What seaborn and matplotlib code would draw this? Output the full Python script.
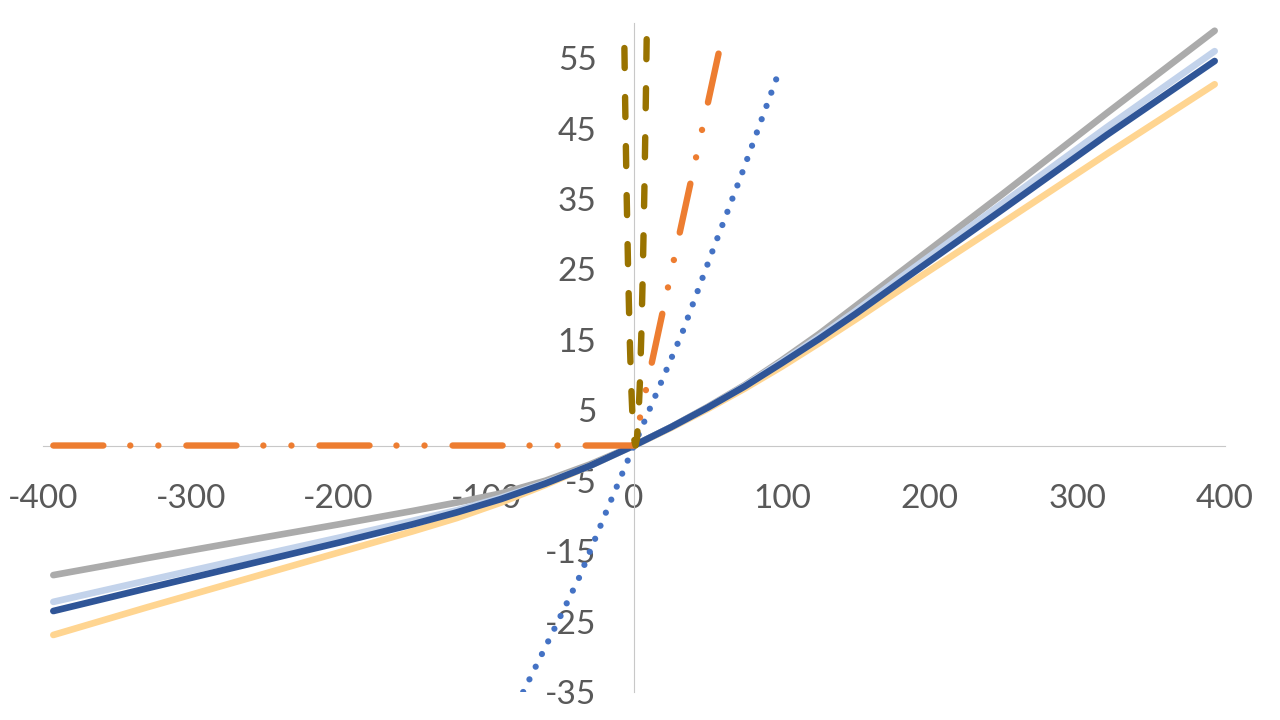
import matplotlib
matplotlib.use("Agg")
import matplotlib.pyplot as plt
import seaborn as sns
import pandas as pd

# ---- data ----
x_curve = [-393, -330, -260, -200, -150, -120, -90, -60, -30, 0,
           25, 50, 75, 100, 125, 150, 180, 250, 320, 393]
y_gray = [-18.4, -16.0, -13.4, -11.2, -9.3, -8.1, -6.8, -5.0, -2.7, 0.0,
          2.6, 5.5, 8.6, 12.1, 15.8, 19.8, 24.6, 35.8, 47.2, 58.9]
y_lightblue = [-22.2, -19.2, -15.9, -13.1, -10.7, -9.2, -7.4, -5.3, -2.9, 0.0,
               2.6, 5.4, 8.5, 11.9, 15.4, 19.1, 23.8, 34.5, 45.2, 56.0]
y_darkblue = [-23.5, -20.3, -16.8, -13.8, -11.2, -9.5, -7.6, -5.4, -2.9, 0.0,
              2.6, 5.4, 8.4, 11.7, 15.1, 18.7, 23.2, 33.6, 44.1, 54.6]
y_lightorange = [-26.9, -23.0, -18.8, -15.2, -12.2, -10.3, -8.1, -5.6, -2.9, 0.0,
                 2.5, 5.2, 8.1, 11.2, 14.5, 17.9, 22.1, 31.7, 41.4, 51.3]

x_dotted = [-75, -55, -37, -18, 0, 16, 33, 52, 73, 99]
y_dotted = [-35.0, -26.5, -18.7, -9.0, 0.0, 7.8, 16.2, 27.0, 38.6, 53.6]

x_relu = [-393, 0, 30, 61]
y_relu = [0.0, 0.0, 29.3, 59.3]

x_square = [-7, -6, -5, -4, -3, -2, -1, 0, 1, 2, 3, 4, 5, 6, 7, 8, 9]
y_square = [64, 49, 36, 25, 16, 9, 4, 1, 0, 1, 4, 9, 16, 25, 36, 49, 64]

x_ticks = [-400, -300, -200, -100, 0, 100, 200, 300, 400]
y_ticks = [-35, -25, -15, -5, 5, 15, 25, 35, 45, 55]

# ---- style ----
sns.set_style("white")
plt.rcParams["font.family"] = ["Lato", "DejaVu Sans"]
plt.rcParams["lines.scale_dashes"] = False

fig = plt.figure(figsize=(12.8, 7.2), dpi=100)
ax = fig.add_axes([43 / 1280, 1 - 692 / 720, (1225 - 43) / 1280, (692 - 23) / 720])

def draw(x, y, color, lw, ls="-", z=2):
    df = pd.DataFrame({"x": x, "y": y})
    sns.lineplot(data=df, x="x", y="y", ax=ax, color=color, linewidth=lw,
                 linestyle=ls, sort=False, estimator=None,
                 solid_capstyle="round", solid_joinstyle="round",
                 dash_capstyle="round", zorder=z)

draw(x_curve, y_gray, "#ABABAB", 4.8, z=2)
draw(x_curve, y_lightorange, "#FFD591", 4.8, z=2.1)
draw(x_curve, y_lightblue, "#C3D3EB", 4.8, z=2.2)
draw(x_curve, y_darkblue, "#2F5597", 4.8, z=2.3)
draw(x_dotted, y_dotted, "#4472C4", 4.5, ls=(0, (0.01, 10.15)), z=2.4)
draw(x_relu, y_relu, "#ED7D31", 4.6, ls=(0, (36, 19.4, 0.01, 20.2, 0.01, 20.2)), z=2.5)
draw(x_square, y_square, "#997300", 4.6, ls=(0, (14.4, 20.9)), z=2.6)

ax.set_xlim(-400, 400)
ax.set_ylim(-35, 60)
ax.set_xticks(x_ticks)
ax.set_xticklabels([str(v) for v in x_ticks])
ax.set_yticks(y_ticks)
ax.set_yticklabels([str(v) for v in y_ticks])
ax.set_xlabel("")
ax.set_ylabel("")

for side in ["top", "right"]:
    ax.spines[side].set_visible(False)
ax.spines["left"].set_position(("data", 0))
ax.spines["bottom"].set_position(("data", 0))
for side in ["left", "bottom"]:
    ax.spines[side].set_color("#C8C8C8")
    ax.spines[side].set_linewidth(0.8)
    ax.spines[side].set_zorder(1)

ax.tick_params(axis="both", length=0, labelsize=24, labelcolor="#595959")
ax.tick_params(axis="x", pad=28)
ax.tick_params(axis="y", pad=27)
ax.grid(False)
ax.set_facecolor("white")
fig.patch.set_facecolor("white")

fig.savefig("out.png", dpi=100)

▬▬▬▬▬▬

## Exercise
Quote the preceding listing precisely and completely, omitting its images.

## Solved exercise
What seaborn and matplotlib code would draw this? Output the full Python script.
import matplotlib
matplotlib.use("Agg")
import matplotlib.pyplot as plt
import seaborn as sns
import pandas as pd

# ---- data ----
x_curve = [-393, -330, -260, -200, -150, -120, -90, -60, -30, 0,
           25, 50, 75, 100, 125, 150, 180, 250, 320, 393]
y_gray = [-18.4, -16.0, -13.4, -11.2, -9.3, -8.1, -6.8, -5.0, -2.7, 0.0,
          2.6, 5.5, 8.6, 12.1, 15.8, 19.8, 24.6, 35.8, 47.2, 58.9]
y_lightblue = [-22.2, -19.2, -15.9, -13.1, -10.7, -9.2, -7.4, -5.3, -2.9, 0.0,
               2.6, 5.4, 8.5, 11.9, 15.4, 19.1, 23.8, 34.5, 45.2, 56.0]
y_darkblue = [-23.5, -20.3, -16.8, -13.8, -11.2, -9.5, -7.6, -5.4, -2.9, 0.0,
              2.6, 5.4, 8.4, 11.7, 15.1, 18.7, 23.2, 33.6, 44.1, 54.6]
y_lightorange = [-26.9, -23.0, -18.8, -15.2, -12.2, -10.3, -8.1, -5.6, -2.9, 0.0,
                 2.5, 5.2, 8.1, 11.2, 14.5, 17.9, 22.1, 31.7, 41.4, 51.3]

x_dotted = [-75, -55, -37, -18, 0, 16, 33, 52, 73, 99]
y_dotted = [-35.0, -26.5, -18.7, -9.0, 0.0, 7.8, 16.2, 27.0, 38.6, 53.6]

x_relu = [-393, 0, 30, 61]
y_relu = [0.0, 0.0, 29.3, 59.3]

x_square = [-7, -6, -5, -4, -3, -2, -1, 0, 1, 2, 3, 4, 5, 6, 7, 8, 9]
y_square = [64, 49, 36, 25, 16, 9, 4, 1, 0, 1, 4, 9, 16, 25, 36, 49, 64]

x_ticks = [-400, -300, -200, -100, 0, 100, 200, 300, 400]
y_ticks = [-35, -25, -15, -5, 5, 15, 25, 35, 45, 55]

# ---- style ----
sns.set_style("white")
plt.rcParams["font.family"] = ["Lato", "DejaVu Sans"]
plt.rcParams["lines.scale_dashes"] = False

fig = plt.figure(figsize=(12.8, 7.2), dpi=100)
ax = fig.add_axes([43 / 1280, 1 - 692 / 720, (1225 - 43) / 1280, (692 - 23) / 720])

def draw(x, y, color, lw, ls="-", z=2):
    df = pd.DataFrame({"x": x, "y": y})
    sns.lineplot(data=df, x="x", y="y", ax=ax, color=color, linewidth=lw,
                 linestyle=ls, sort=False, estimator=None,
                 solid_capstyle="round", solid_joinstyle="round",
                 dash_capstyle="round", zorder=z)

draw(x_curve, y_gray, "#ABABAB", 4.8, z=2)
draw(x_curve, y_lightorange, "#FFD591", 4.8, z=2.1)
draw(x_curve, y_lightblue, "#C3D3EB", 4.8, z=2.2)
draw(x_curve, y_darkblue, "#2F5597", 4.8, z=2.3)
draw(x_dotted, y_dotted, "#4472C4", 4.5, ls=(0, (0.01, 10.15)), z=2.4)
draw(x_relu, y_relu, "#ED7D31", 4.6, ls=(0, (36, 19.4, 0.01, 20.2, 0.01, 20.2)), z=2.5)
draw(x_square, y_square, "#997300", 4.6, ls=(0, (14.4, 20.9)), z=2.6)

ax.set_xlim(-400, 400)
ax.set_ylim(-35, 60)
ax.set_xticks(x_ticks)
ax.set_xticklabels([str(v) for v in x_ticks])
ax.set_yticks(y_ticks)
ax.set_yticklabels([str(v) for v in y_ticks])
ax.set_xlabel("")
ax.set_ylabel("")

for side in ["top", "right"]:
    ax.spines[side].set_visible(False)
ax.spines["left"].set_position(("data", 0))
ax.spines["bottom"].set_position(("data", 0))
for side in ["left", "bottom"]:
    ax.spines[side].set_color("#C8C8C8")
    ax.spines[side].set_linewidth(0.8)
    ax.spines[side].set_zorder(1)

ax.tick_params(axis="both", length=0, labelsize=24, labelcolor="#595959")
ax.tick_params(axis="x", pad=28)
ax.tick_params(axis="y", pad=27)
ax.grid(False)
ax.set_facecolor("white")
fig.patch.set_facecolor("white")

fig.savefig("out.png", dpi=100)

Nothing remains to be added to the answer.